Saturday, June 19, 2004

Another glorious and beautiful day. i've got a very busy schedule in front of me for this weekend. Gotta re-install Windows XP and Windows 98 onto 2 different computers. The best part about it is that i've got my hands on my bros bike... hehehehe... i like that bike and the boy hardly lets me ride it... well times have changed now... i no longer have to sneak out with the bike early in the morning at 3:30am... >=)... well todays POST will make all you men realise that we are indeed blessed to be men... sorrie ladies this just happened to be your week to be criticised... peace to you women who are responsible to us men being here...

Your last name stays put.
The garage is all yours.
Wedding plans take care of themselves.
Chocolate is just another snack.
You can be President.
You can never be pregnant.
You can wear a white T-shirt to a water park.

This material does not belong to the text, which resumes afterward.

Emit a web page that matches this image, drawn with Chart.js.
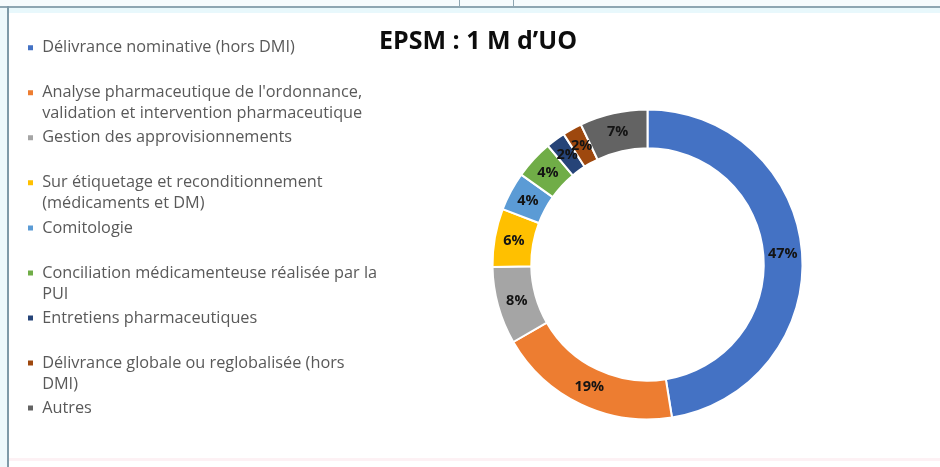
<!DOCTYPE html>
<html>
<head>
<meta charset="utf-8">
<script src="https://cdn.jsdelivr.net/npm/chart.js@4/dist/chart.umd.min.js"></script>
<style>
  html, body { margin: 0; padding: 0; background: #ffffff; }
  #wrap { position: relative; width: 940px; height: 467px; overflow: hidden; }
  #chart { position: absolute; left: 0; top: 0; }
  .frame { position: absolute; }
</style>
</head>
<body>
<div id="wrap">
  <div class="frame" style="left:0;top:0;width:940px;height:6px;background:#f6fbfd"></div>
  <div class="frame" style="left:0;top:6px;width:940px;height:2px;background:#8ea6b2"></div>
  <div class="frame" style="left:9px;top:8px;width:931px;height:5px;background:#e8f8fc"></div>
  <div class="frame" style="left:0;top:8px;width:7px;height:459px;background:#eef9fc"></div>
  <div class="frame" style="left:7px;top:6px;width:2px;height:461px;background:#7f9aa8"></div>
  <div class="frame" style="left:459px;top:0;width:1px;height:6px;background:#8ea6b2"></div>
  <div class="frame" style="left:513px;top:0;width:1px;height:6px;background:#8ea6b2"></div>
  <div class="frame" style="left:9px;top:458px;width:931px;height:3px;background:#fdf1f4"></div>
  <canvas id="chart" width="940" height="467"></canvas>
</div>
<script>
// categories (legend text, wrapped as in the original)
const categories = [
  ['Délivrance nominative (hors DMI)', ''],
  ["Analyse pharmaceutique de l'ordonnance,", 'validation et intervention pharmaceutique'],
  ['Gestion des approvisionnements', ''],
  ['Sur étiquetage et reconditionnement', '(médicaments et DM)'],
  ['Comitologie', ''],
  ['Conciliation médicamenteuse réalisée par la', 'PUI'],
  ['Entretiens pharmaceutiques', ''],
  ['Délivrance globale ou reglobalisée (hors', 'DMI)'],
  ['Autres', ''],
];

// share of UO, in percent
const shares = [47, 19, 8, 6, 4, 4, 2, 2, 7];

const sliceColors = [
  '#4472C4', '#ED7D31', '#A5A5A5', '#FFC000', '#5B9BD5',
  '#70AD47', '#264478', '#9E480E', '#636363',
];

const FONT = 'Open Sans';

// percent labels in the middle of the ring
const ringLabels = {
  id: 'ringLabels',
  afterDatasetsDraw(chart) {
    const { ctx } = chart;
    const meta = chart.getDatasetMeta(0);
    ctx.save();
    ctx.font = 'bold 14.5px ' + FONT;
    ctx.fillStyle = '#141414';
    ctx.textAlign = 'center';
    ctx.textBaseline = 'middle';
    meta.data.forEach((arc, i) => {
      const pos = arc.tooltipPosition();
      ctx.fillText(shares[i] + '%', pos.x, pos.y);
    });
    ctx.restore();
  },
};

new Chart(document.getElementById('chart'), {
  type: 'doughnut',
  data: {
    labels: categories,
    datasets: [
      {
        data: shares,
        backgroundColor: sliceColors,
        borderColor: '#ffffff',
        borderWidth: 2,
      },
    ],
  },
  options: {
    responsive: false,
    animation: false,
    radius: 155,
    cutout: '75%',
    layout: {
      padding: { left: 24, right: 24, top: 10, bottom: 22 },
    },
    plugins: {
      title: {
        display: true,
        text: 'EPSM : 1 M d’UO',
        align: 'start',
        fullSize: false,
        color: '#0d0d0d',
        font: { family: FONT, size: 25, weight: 'bold', lineHeight: 1.2 },
        padding: { top: 17, bottom: 27 },
      },
      legend: {
        position: 'left',
        align: 'end',
        maxWidth: 355,
        labels: {
          boxWidth: 7,
          boxHeight: 7,
          padding: 3,
          color: '#595959',
          font: { family: FONT, size: 16.3, lineHeight: 1.29 },
        },
      },
      tooltip: { enabled: false },
    },
  },
  plugins: [ringLabels],
});
</script>
</body>
</html>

You can wear NO T-shirt to that same or any water park.
Car mechanics tell you the truth.
The world is your urinal.
You never have to drive to another petrol station restroom because this one is just too
icky.
You don't have to stop and think of which way to turn a nut on a bolt.
Same work, more pay.
Wrinkles add character.
Wedding dress - £3,000. Morning suit rental - £100.
People never stare at your chest when you're talking to them.

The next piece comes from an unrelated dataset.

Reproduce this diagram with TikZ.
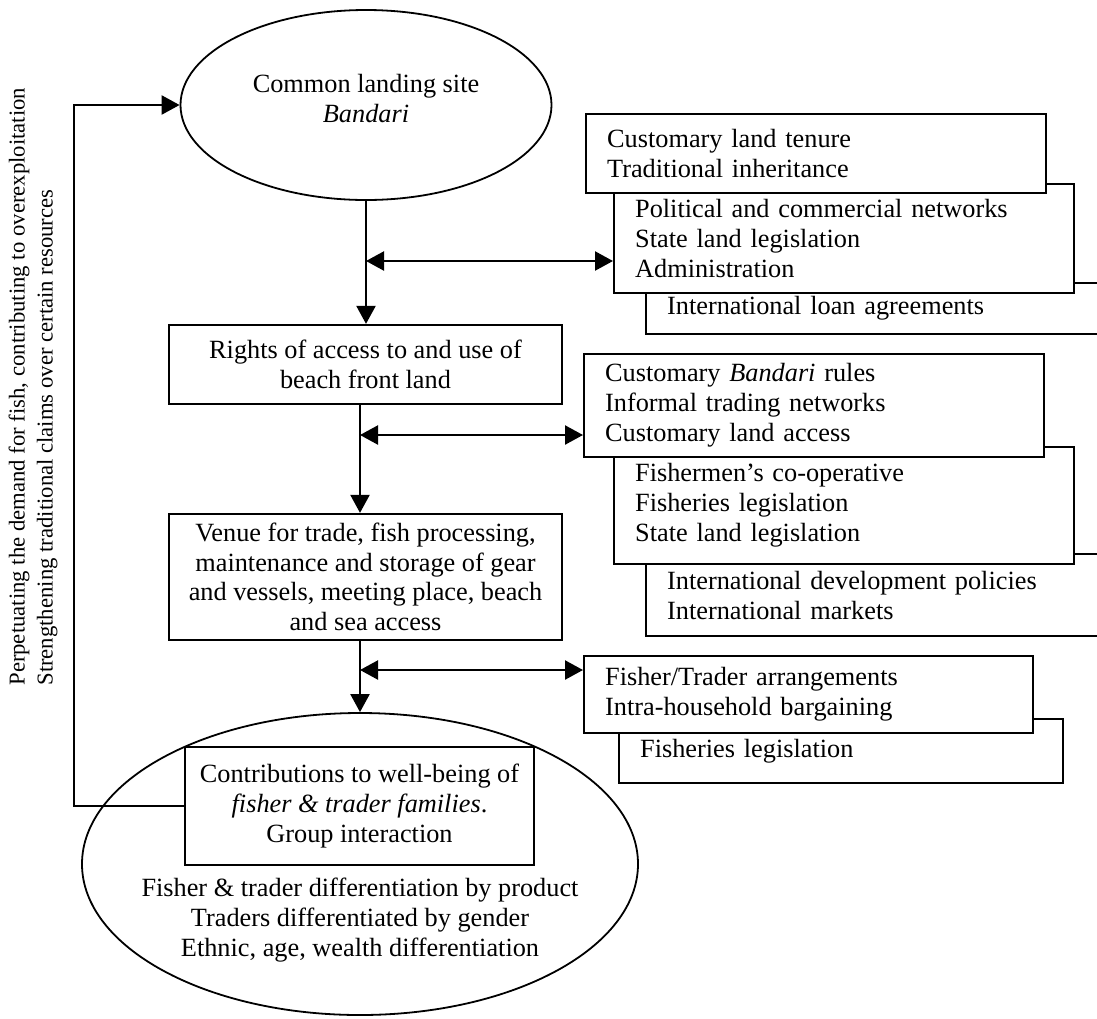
\documentclass[tikz,border=0pt]{standalone}
\usepackage{fontspec}
\setmainfont{Liberation Serif}
\usetikzlibrary{arrows.meta,shapes.geometric,calc}
\begin{document}
\begin{tikzpicture}[x=0.5pt,y=-0.5pt,
  every node/.style={font=\fontsize{13.15}{15}\selectfont},
  arr/.style={line width=1.15pt,-{Triangle[length=9pt,width=9.5pt]}},
  dbl/.style={line width=1.15pt,{Triangle[length=9pt,width=9.5pt]}-{Triangle[length=9pt,width=9.5pt]}},
  cbox/.style={draw,line width=1.15pt,fill=white,align=center,inner sep=0pt},
  lbox/.style={draw,line width=1.15pt,fill=white,anchor=north west,
               inner xsep=10.5pt,inner ysep=0pt,align=left},
  oval/.style={draw,ellipse,line width=0.9pt,inner sep=0pt},
  sidetext/.style={rotate=90,anchor=west,align=left,inner sep=0pt,
                   font=\fontsize{11.35}{14}\selectfont}]

\useasboundingbox (0,0) rectangle (1097,1018);
\clip (0,0) rectangle (1097,1018);

% central column
\node[oval,minimum width=185.5pt,minimum height=95pt] (site) at (366,105) {};
\node[align=center] (sitetext) at (366,99) {Common landing site\\\textit{Bandari}};

\node[cbox,minimum width=196.5pt,minimum height=39.5pt] (rights) at (365.5,364.5)
  {Rights of access to and use of\\beach front land};

\node[cbox,minimum width=196.5pt,minimum height=63pt,
      font=\fontsize{13.15}{14.85}\selectfont] (venue) at (365.5,577)
  {Venue for trade, fish processing,\\maintenance and storage of gear\\and vessels, meeting place, beach\\and sea access};

\node[oval,minimum width=278pt,minimum height=151pt] (groups) at (360,864) {};
\node[align=center] (groupstext) at (360,920)
  {Fisher \& trader differentiation by product\\Traders differentiated by gender\\Ethnic, age, wealth differentiation};

\node[cbox,minimum width=174.5pt,minimum height=59pt] (wellbeing) at (359.5,806)
  {Contributions to well-being of\\\textit{fisher \& trader families}.\\Group interaction};

% institutional layers, first group
\node[lbox,text width=231.5pt,minimum height=25.5pt] (intlA) at (645,282)
  {International loan agreements};
\node[lbox,text width=209pt,minimum height=54.5pt] (stateA) at (613,183)
  {Political and commercial networks\\State land legislation\\Administration};
\node[lbox,text width=209pt,minimum height=39.5pt] (custA) at (585,113)
  {Customary land tenure\\Traditional inheritance};

% institutional layers, second group
\node[lbox,text width=231.5pt,minimum height=41pt] (intlB) at (645,553)
  {International development policies\\International markets};
\node[lbox,text width=209pt,minimum height=58.5pt] (stateB) at (613,446)
  {Fishermen’s co-operative\\Fisheries legislation\\State land legislation};
\node[lbox,text width=209pt,minimum height=51.5pt] (custB) at (583,353)
  {Customary \textit{Bandari} rules\\Informal trading networks\\Customary land access};

% institutional layers, third group
\node[lbox,text width=201pt,minimum height=32pt] (stateC) at (618,718)
  {Fisheries legislation};
\node[lbox,text width=203.5pt,minimum height=38.5pt] (custC) at (583,655)
  {Fisher/Trader arrangements\\Intra-household bargaining};

% main flow
\coordinate (s2) at (360,0);
\draw[arr] (site.south) -- (site.south |- rights.north);
\draw[arr] (rights.south -| s2) -- (venue.north -| s2);
\draw[arr] (venue.south -| s2) -- (groups.north);

% two-way links to the institutions
\coordinate (j1) at (366,261);
\coordinate (j2) at (360,435);
\coordinate (j3) at (360,670);
\draw[dbl] (j1) -- (j1 -| stateA.west);
\draw[dbl] (j2) -- (j2 -| custB.west);
\draw[dbl] (j3) -- (j3 -| custC.west);

% feedback loop
\coordinate (fb) at (74,0);
\draw[arr] (wellbeing.west) -- (wellbeing.west -| fb) -- (site.west -| fb) -- (site.west);

\node[sidetext] (feedback) at (33,686)
  {Perpetuating the demand for fish, contributing to overexploitation\\Strengthening traditional claims over certain resources};

\end{tikzpicture}
\end{document}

The occasional well-rendered belch is practically expected.
New shoes don't cut, blister or mangle your feet.
One mood - all the time.
Phone conversations are over in 30 seconds flat.
A five-day vacation requires only one suitcase.
You can open all your own jars.
If someone forgets to invite you, he or she can still be your friend.
Your underwear is £8.95 for a three-pack.
Three pairs of shoes are more than enough.
You never have strap problems in public.
You are unable to see wrinkles in your clothes.
Everything on your face stays its original colour.
The same hairstyle lasts for years, maybe decades.
You only have to shave your face and a little bit of your neck.
You can play with toys all your life.
Your belly usually hides your big hips.
One wallet, one pair of shoes, one colour for all seasons.
You can wear shorts no matter how your legs look.
You can "do" your nails with a pen-knife.
You have freedom of choice concerning growing a moustache.
You can do Christmas shopping for 25 relatives on December 24th in 25 minutes.